* **DO THIS**
Exactly the lines from the start of the data through the line containing "from matplotlib.patches import" should be output, with both ends kept and nothing added.
■ ■ ■ ■ ■ ■ ■
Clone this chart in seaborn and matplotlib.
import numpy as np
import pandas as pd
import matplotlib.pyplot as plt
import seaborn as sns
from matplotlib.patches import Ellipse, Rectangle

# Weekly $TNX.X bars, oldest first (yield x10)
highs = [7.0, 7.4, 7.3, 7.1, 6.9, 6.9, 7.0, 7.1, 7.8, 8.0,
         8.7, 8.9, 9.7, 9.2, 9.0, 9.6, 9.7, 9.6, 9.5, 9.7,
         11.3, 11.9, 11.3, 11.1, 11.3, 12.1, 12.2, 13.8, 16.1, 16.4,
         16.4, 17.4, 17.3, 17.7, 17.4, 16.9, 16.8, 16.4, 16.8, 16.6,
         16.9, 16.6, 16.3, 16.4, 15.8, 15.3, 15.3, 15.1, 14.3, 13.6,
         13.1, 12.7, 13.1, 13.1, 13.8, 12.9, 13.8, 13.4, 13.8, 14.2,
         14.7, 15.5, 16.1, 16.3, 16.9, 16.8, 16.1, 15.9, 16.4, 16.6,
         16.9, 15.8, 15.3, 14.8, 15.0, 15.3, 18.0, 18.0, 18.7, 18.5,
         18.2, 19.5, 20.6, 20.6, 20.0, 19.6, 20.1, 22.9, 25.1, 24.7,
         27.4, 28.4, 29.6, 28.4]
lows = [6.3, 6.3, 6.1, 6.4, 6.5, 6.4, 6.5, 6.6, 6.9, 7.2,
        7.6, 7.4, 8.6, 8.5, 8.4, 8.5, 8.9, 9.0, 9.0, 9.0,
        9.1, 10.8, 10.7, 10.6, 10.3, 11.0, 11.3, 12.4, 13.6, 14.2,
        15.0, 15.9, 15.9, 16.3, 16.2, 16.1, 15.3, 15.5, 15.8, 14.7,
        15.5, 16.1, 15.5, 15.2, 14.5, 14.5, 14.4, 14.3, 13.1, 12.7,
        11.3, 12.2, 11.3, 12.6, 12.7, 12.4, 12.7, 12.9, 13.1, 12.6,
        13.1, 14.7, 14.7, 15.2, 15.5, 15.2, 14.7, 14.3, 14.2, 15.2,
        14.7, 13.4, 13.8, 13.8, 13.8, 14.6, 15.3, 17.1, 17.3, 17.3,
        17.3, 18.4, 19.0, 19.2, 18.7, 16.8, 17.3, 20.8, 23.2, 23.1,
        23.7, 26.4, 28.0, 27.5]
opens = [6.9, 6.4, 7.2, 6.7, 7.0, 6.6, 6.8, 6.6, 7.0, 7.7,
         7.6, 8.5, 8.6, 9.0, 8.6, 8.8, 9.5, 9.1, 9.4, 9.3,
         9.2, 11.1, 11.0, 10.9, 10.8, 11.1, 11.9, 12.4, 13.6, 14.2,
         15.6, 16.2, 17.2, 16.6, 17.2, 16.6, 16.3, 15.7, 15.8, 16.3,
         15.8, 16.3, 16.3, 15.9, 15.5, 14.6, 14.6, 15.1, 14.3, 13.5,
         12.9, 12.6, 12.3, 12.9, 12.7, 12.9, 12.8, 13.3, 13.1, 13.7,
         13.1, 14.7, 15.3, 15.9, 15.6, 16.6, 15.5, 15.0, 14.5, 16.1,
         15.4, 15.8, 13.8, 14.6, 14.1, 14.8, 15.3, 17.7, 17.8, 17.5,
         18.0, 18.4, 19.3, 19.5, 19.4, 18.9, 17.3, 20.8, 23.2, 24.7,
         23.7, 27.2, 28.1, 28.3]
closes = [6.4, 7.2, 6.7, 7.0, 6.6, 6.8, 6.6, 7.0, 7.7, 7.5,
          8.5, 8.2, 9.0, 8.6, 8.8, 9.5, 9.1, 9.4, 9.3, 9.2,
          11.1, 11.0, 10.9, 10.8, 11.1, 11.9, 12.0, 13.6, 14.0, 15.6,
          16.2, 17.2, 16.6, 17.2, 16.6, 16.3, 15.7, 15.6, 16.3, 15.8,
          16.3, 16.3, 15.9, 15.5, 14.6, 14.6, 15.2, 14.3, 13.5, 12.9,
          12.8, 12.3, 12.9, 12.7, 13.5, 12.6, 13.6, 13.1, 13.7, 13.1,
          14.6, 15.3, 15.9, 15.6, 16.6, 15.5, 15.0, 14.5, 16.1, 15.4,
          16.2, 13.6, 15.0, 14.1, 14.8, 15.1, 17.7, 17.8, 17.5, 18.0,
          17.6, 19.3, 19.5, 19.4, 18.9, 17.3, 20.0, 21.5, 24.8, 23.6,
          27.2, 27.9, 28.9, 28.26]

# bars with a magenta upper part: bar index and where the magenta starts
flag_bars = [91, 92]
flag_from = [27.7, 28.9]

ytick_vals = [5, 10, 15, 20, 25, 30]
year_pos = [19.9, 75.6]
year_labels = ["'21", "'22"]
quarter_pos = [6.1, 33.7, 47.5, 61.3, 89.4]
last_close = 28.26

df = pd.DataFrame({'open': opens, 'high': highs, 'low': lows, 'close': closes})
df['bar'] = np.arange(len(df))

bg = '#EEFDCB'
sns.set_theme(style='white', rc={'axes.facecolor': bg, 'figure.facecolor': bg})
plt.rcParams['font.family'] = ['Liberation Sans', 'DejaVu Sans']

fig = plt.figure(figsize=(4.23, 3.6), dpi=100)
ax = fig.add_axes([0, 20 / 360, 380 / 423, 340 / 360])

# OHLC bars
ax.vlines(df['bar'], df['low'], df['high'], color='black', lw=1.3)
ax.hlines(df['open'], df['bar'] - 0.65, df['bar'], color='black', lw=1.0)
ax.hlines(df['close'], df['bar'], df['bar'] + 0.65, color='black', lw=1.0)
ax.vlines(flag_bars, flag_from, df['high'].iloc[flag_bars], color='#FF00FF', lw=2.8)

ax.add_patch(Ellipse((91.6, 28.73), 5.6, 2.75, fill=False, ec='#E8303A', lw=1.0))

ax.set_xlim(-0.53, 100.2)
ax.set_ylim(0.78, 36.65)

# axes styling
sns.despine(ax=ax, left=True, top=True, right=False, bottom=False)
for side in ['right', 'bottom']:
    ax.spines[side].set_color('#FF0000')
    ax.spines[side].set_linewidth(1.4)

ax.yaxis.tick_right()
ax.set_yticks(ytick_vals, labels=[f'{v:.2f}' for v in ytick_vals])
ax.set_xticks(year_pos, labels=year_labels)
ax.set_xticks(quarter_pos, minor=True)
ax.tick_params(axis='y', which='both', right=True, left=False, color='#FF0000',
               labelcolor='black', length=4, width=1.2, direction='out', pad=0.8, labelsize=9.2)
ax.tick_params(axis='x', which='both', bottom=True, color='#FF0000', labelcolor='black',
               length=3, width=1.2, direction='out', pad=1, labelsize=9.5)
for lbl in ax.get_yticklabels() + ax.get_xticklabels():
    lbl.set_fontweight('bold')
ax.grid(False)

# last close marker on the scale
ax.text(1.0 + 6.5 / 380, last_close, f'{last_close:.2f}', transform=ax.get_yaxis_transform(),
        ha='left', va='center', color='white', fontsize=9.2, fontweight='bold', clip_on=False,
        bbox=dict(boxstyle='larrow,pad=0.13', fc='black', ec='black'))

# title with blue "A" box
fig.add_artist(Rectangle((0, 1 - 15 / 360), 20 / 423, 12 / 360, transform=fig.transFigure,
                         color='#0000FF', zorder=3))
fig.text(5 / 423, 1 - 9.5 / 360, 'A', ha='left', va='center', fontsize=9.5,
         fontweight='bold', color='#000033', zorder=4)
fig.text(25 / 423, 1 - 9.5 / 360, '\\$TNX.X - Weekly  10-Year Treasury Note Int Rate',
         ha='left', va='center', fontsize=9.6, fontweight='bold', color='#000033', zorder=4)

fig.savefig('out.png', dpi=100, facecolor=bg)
■ ■ ■ ■ ■ ■ ■
* **WRITTEN SOLUTION**
Clone this chart in seaborn and matplotlib.
import numpy as np
import pandas as pd
import matplotlib.pyplot as plt
import seaborn as sns
from matplotlib.patches import Ellipse, Rectangle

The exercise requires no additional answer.